■ Supplied data
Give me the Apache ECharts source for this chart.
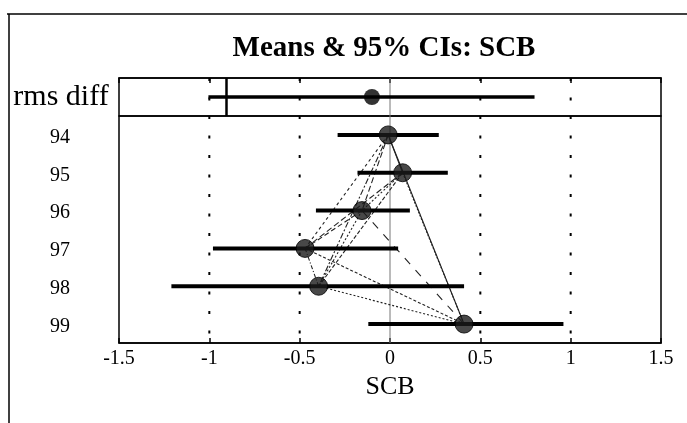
<!DOCTYPE html>
<html>
<head>
<meta charset="utf-8">
<script src="https://cdn.jsdelivr.net/npm/echarts@6/dist/echarts.min.js"></script>
<style>
html,body{margin:0;padding:0;background:#fff;}
#main{width:687px;height:423px;}
</style>
</head>
<body>
<div id="main"></div>
<script>
// ---- data ----
const years = ['94', '95', '96', '97', '98', '99'];
const means = [-0.01, 0.07, -0.155, -0.47, -0.395, 0.41];
const lower = [-0.29, -0.18, -0.41, -0.98, -1.21, -0.12];
const upper = [0.27, 0.32, 0.11, 0.045, 0.41, 0.96];
const rmsLabel = ['rms diff'];
const rmsMean = [-0.10];
const rmsLower = [-1.005];
const rmsUpper = [0.80];
const rmsRef = [-0.905];
const xTicks = [-1.5, -1, -0.5, 0, 0.5, 1, 1.5];
const gridVals = [-1, -0.5, 0.5, 1];
// pairs of years connected by thin lines (index pairs)
const pairs = [[0,1],[0,2],[0,3],[0,4],[0,5],[1,2],[1,3],[1,4],[1,5],[2,3],[2,4],[2,5],[3,4],[3,5],[4,5]];
const pairDash = [[1,0],[6,3],[3,3],[6,2,2,2],[1,0],[2,2],[6,3],[4,2],[2,1.5],[5,3],[2,2],[8,8],[4,2,1,2],[3,2],[2,2]];

const FONT = '"Liberation Serif", "Times New Roman", serif';
const chart = echarts.init(document.getElementById('main'));

const xAxisBase = {
  type: 'value', min: -1.5, max: 1.5, interval: 0.5,
  splitLine: { show: false },
  axisLine: { show: true, lineStyle: { color: '#000', width: 1.5 } },
  axisTick: { show: true, inside: true, length: 5, lineStyle: { color: '#000', width: 1.5 } }
};

function vlineSeries(xIdx, yIdx) {
  return {
    type: 'custom', xAxisIndex: xIdx, yAxisIndex: yIdx, silent: true, z: 1,
    data: gridVals.map(v => [v, 0]).concat([[0, 1]]),
    renderItem: function (params, api) {
      const cs = params.coordSys;
      const x = api.coord([api.value(0), 0])[0];
      const isZero = api.value(1) === 1;
      return {
        type: 'line',
        shape: { x1: x, y1: cs.y, x2: x, y2: cs.y + cs.height },
        style: isZero ? { stroke: '#777', lineWidth: 1 } : { stroke: '#000', lineWidth: 2, lineDash: [3, 16.5] }
      };
    }
  };
}

const option = {
  backgroundColor: '#fff',
  animation: false,
  title: {
    text: 'Means & 95% CIs: SCB',
    left: 379, top: 29, textAlign: 'center',
    textStyle: { fontFamily: FONT, fontSize: 29, fontWeight: 'bold', color: '#000' }
  },
  graphic: [
    { type: 'line', shape: { x1: 7, y1: 14, x2: 687, y2: 14 }, style: { stroke: '#000', lineWidth: 1.5 } },
    { type: 'line', shape: { x1: 9, y1: 14, x2: 9, y2: 423 }, style: { stroke: '#000', lineWidth: 1.5 } }
  ],
  grid: [
    { left: 119, right: 26, top: 78, height: 38, show: true, borderColor: '#000', borderWidth: 1.5, backgroundColor: 'transparent' },
    { left: 119, right: 26, top: 116, height: 227, show: true, borderColor: '#000', borderWidth: 1.5, backgroundColor: 'transparent' }
  ],
  xAxis: [
    Object.assign({}, xAxisBase, { gridIndex: 0, position: 'top', axisLabel: { show: false } }),
    Object.assign({}, xAxisBase, {
      gridIndex: 1, position: 'bottom',
      name: 'SCB', nameLocation: 'middle', nameGap: 30,
      nameTextStyle: { fontFamily: FONT, fontSize: 26, color: '#000' },
      axisLabel: { show: true, margin: 6, fontFamily: FONT, fontSize: 20, color: '#000',
        customValues: xTicks }
    })
  ],
  yAxis: [
    { type: 'category', gridIndex: 0, data: rmsLabel, inverse: true,
      axisLine: { show: false }, axisTick: { show: false },
      axisLabel: { fontFamily: FONT, fontSize: 30, color: '#000', align: 'center', margin: 58 } },
    { type: 'category', gridIndex: 1, data: years, inverse: true,
      axisLine: { show: false }, axisTick: { show: false },
      axisLabel: { color: '#000', align: 'center', margin: 59,
        formatter: v => '{y|' + v + '}',
        rich: { y: { fontFamily: FONT, fontSize: 20, color: '#000', padding: [5, 0, 0, 0] } } } }
  ],
  series: [
    vlineSeries(0, 0),
    vlineSeries(1, 1),
    // rms diff reference vertical line
    {
      type: 'custom', xAxisIndex: 0, yAxisIndex: 0, silent: true, z: 3,
      data: rmsRef.map(v => [v, 0]),
      renderItem: function (params, api) {
        const cs = params.coordSys;
        const x = api.coord([api.value(0), 0])[0];
        return { type: 'line', shape: { x1: x, y1: cs.y, x2: x, y2: cs.y + cs.height },
          style: { stroke: '#000', lineWidth: 2.5 } };
      }
    },
    // rms diff CI
    {
      type: 'custom', xAxisIndex: 0, yAxisIndex: 0, silent: true, z: 3,
      data: rmsLabel.map((c, i) => [rmsLower[i], rmsUpper[i], i]),
      renderItem: function (params, api) {
        const p1 = api.coord([api.value(0), api.value(2)]);
        const p2 = api.coord([api.value(1), api.value(2)]);
        return { type: 'line', shape: { x1: p1[0], y1: p1[1], x2: p2[0], y2: p2[1] },
          style: { stroke: '#000', lineWidth: 3.5 } };
      }
    },
    {
      type: 'scatter', xAxisIndex: 0, yAxisIndex: 0, z: 5, silent: true,
      symbol: 'circle', symbolSize: 16,
      itemStyle: { color: '#000' },
      data: rmsLabel.map((c, i) => [rmsMean[i], c])
    },
    // connecting lines between year means
    {
      type: 'custom', xAxisIndex: 1, yAxisIndex: 1, silent: true, z: 2,
      data: pairs.map((p, k) => [means[p[0]], p[0], means[p[1]], p[1], k]),
      renderItem: function (params, api) {
        const a = api.coord([api.value(0), api.value(1)]);
        const b = api.coord([api.value(2), api.value(3)]);
        const k = api.value(4);
        return { type: 'line', shape: { x1: a[0], y1: a[1], x2: b[0], y2: b[1] },
          style: { stroke: '#222', lineWidth: 1.1, lineDash: pairDash[k] } };
      }
    },
    // year CIs
    {
      type: 'custom', xAxisIndex: 1, yAxisIndex: 1, silent: true, z: 3,
      data: years.map((c, i) => [lower[i], upper[i], i]),
      renderItem: function (params, api) {
        const p1 = api.coord([api.value(0), api.value(2)]);
        const p2 = api.coord([api.value(1), api.value(2)]);
        return { type: 'line', shape: { x1: p1[0], y1: p1[1], x2: p2[0], y2: p2[1] },
          style: { stroke: '#000', lineWidth: 4 } };
      }
    },
    {
      type: 'scatter', xAxisIndex: 1, yAxisIndex: 1, z: 5, silent: true,
      symbol: 'circle', symbolSize: 18,
      itemStyle: { color: '#1a1a1a', borderColor: '#000', borderWidth: 1 },
      data: years.map((c, i) => [means[i], c])
    }
  ]
};
chart.setOption(option);
</script>
</body>
</html>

■ What the task requires
Strip out the pictures and quote the remaining data word for word.

■ Response to this task
Give me the Apache ECharts source for this chart.
<!DOCTYPE html>
<html>
<head>
<meta charset="utf-8">
<script src="https://cdn.jsdelivr.net/npm/echarts@6/dist/echarts.min.js"></script>
<style>
html,body{margin:0;padding:0;background:#fff;}
#main{width:687px;height:423px;}
</style>
</head>
<body>
<div id="main"></div>
<script>
// ---- data ----
const years = ['94', '95', '96', '97', '98', '99'];
const means = [-0.01, 0.07, -0.155, -0.47, -0.395, 0.41];
const lower = [-0.29, -0.18, -0.41, -0.98, -1.21, -0.12];
const upper = [0.27, 0.32, 0.11, 0.045, 0.41, 0.96];
const rmsLabel = ['rms diff'];
const rmsMean = [-0.10];
const rmsLower = [-1.005];
const rmsUpper = [0.80];
const rmsRef = [-0.905];
const xTicks = [-1.5, -1, -0.5, 0, 0.5, 1, 1.5];
const gridVals = [-1, -0.5, 0.5, 1];
// pairs of years connected by thin lines (index pairs)
const pairs = [[0,1],[0,2],[0,3],[0,4],[0,5],[1,2],[1,3],[1,4],[1,5],[2,3],[2,4],[2,5],[3,4],[3,5],[4,5]];
const pairDash = [[1,0],[6,3],[3,3],[6,2,2,2],[1,0],[2,2],[6,3],[4,2],[2,1.5],[5,3],[2,2],[8,8],[4,2,1,2],[3,2],[2,2]];

const FONT = '"Liberation Serif", "Times New Roman", serif';
const chart = echarts.init(document.getElementById('main'));

const xAxisBase = {
  type: 'value', min: -1.5, max: 1.5, interval: 0.5,
  splitLine: { show: false },
  axisLine: { show: true, lineStyle: { color: '#000', width: 1.5 } },
  axisTick: { show: true, inside: true, length: 5, lineStyle: { color: '#000', width: 1.5 } }
};

function vlineSeries(xIdx, yIdx) {
  return {
    type: 'custom', xAxisIndex: xIdx, yAxisIndex: yIdx, silent: true, z: 1,
    data: gridVals.map(v => [v, 0]).concat([[0, 1]]),
    renderItem: function (params, api) {
      const cs = params.coordSys;
      const x = api.coord([api.value(0), 0])[0];
      const isZero = api.value(1) === 1;
      return {
        type: 'line',
        shape: { x1: x, y1: cs.y, x2: x, y2: cs.y + cs.height },
        style: isZero ? { stroke: '#777', lineWidth: 1 } : { stroke: '#000', lineWidth: 2, lineDash: [3, 16.5] }
      };
    }
  };
}

const option = {
  backgroundColor: '#fff',
  animation: false,
  title: {
    text: 'Means & 95% CIs: SCB',
    left: 379, top: 29, textAlign: 'center',
    textStyle: { fontFamily: FONT, fontSize: 29, fontWeight: 'bold', color: '#000' }
  },
  graphic: [
    { type: 'line', shape: { x1: 7, y1: 14, x2: 687, y2: 14 }, style: { stroke: '#000', lineWidth: 1.5 } },
    { type: 'line', shape: { x1: 9, y1: 14, x2: 9, y2: 423 }, style: { stroke: '#000', lineWidth: 1.5 } }
  ],
  grid: [
    { left: 119, right: 26, top: 78, height: 38, show: true, borderColor: '#000', borderWidth: 1.5, backgroundColor: 'transparent' },
    { left: 119, right: 26, top: 116, height: 227, show: true, borderColor: '#000', borderWidth: 1.5, backgroundColor: 'transparent' }
  ],
  xAxis: [
    Object.assign({}, xAxisBase, { gridIndex: 0, position: 'top', axisLabel: { show: false } }),
    Object.assign({}, xAxisBase, {
      gridIndex: 1, position: 'bottom',
      name: 'SCB', nameLocation: 'middle', nameGap: 30,
      nameTextStyle: { fontFamily: FONT, fontSize: 26, color: '#000' },
      axisLabel: { show: true, margin: 6, fontFamily: FONT, fontSize: 20, color: '#000',
        customValues: xTicks }
    })
  ],
  yAxis: [
    { type: 'category', gridIndex: 0, data: rmsLabel, inverse: true,
      axisLine: { show: false }, axisTick: { show: false },
      axisLabel: { fontFamily: FONT, fontSize: 30, color: '#000', align: 'center', margin: 58 } },
    { type: 'category', gridIndex: 1, data: years, inverse: true,
      axisLine: { show: false }, axisTick: { show: false },
      axisLabel: { color: '#000', align: 'center', margin: 59,
        formatter: v => '{y|' + v + '}',
        rich: { y: { fontFamily: FONT, fontSize: 20, color: '#000', padding: [5, 0, 0, 0] } } } }
  ],
  series: [
    vlineSeries(0, 0),
    vlineSeries(1, 1),
    // rms diff reference vertical line
    {
      type: 'custom', xAxisIndex: 0, yAxisIndex: 0, silent: true, z: 3,
      data: rmsRef.map(v => [v, 0]),
      renderItem: function (params, api) {
        const cs = params.coordSys;
        const x = api.coord([api.value(0), 0])[0];
        return { type: 'line', shape: { x1: x, y1: cs.y, x2: x, y2: cs.y + cs.height },
          style: { stroke: '#000', lineWidth: 2.5 } };
      }
    },
    // rms diff CI
    {
      type: 'custom', xAxisIndex: 0, yAxisIndex: 0, silent: true, z: 3,
      data: rmsLabel.map((c, i) => [rmsLower[i], rmsUpper[i], i]),
      renderItem: function (params, api) {
        const p1 = api.coord([api.value(0), api.value(2)]);
        const p2 = api.coord([api.value(1), api.value(2)]);
        return { type: 'line', shape: { x1: p1[0], y1: p1[1], x2: p2[0], y2: p2[1] },
          style: { stroke: '#000', lineWidth: 3.5 } };
      }
    },
    {
      type: 'scatter', xAxisIndex: 0, yAxisIndex: 0, z: 5, silent: true,
      symbol: 'circle', symbolSize: 16,
      itemStyle: { color: '#000' },
      data: rmsLabel.map((c, i) => [rmsMean[i], c])
    },
    // connecting lines between year means
    {
      type: 'custom', xAxisIndex: 1, yAxisIndex: 1, silent: true, z: 2,
      data: pairs.map((p, k) => [means[p[0]], p[0], means[p[1]], p[1], k]),
      renderItem: function (params, api) {
        const a = api.coord([api.value(0), api.value(1)]);
        const b = api.coord([api.value(2), api.value(3)]);
        const k = api.value(4);
        return { type: 'line', shape: { x1: a[0], y1: a[1], x2: b[0], y2: b[1] },
          style: { stroke: '#222', lineWidth: 1.1, lineDash: pairDash[k] } };
      }
    },
    // year CIs
    {
      type: 'custom', xAxisIndex: 1, yAxisIndex: 1, silent: true, z: 3,
      data: years.map((c, i) => [lower[i], upper[i], i]),
      renderItem: function (params, api) {
        const p1 = api.coord([api.value(0), api.value(2)]);
        const p2 = api.coord([api.value(1), api.value(2)]);
        return { type: 'line', shape: { x1: p1[0], y1: p1[1], x2: p2[0], y2: p2[1] },
          style: { stroke: '#000', lineWidth: 4 } };
      }
    },
    {
      type: 'scatter', xAxisIndex: 1, yAxisIndex: 1, z: 5, silent: true,
      symbol: 'circle', symbolSize: 18,
      itemStyle: { color: '#1a1a1a', borderColor: '#000', borderWidth: 1 },
      data: years.map((c, i) => [means[i], c])
    }
  ]
};
chart.setOption(option);
</script>
</body>
</html>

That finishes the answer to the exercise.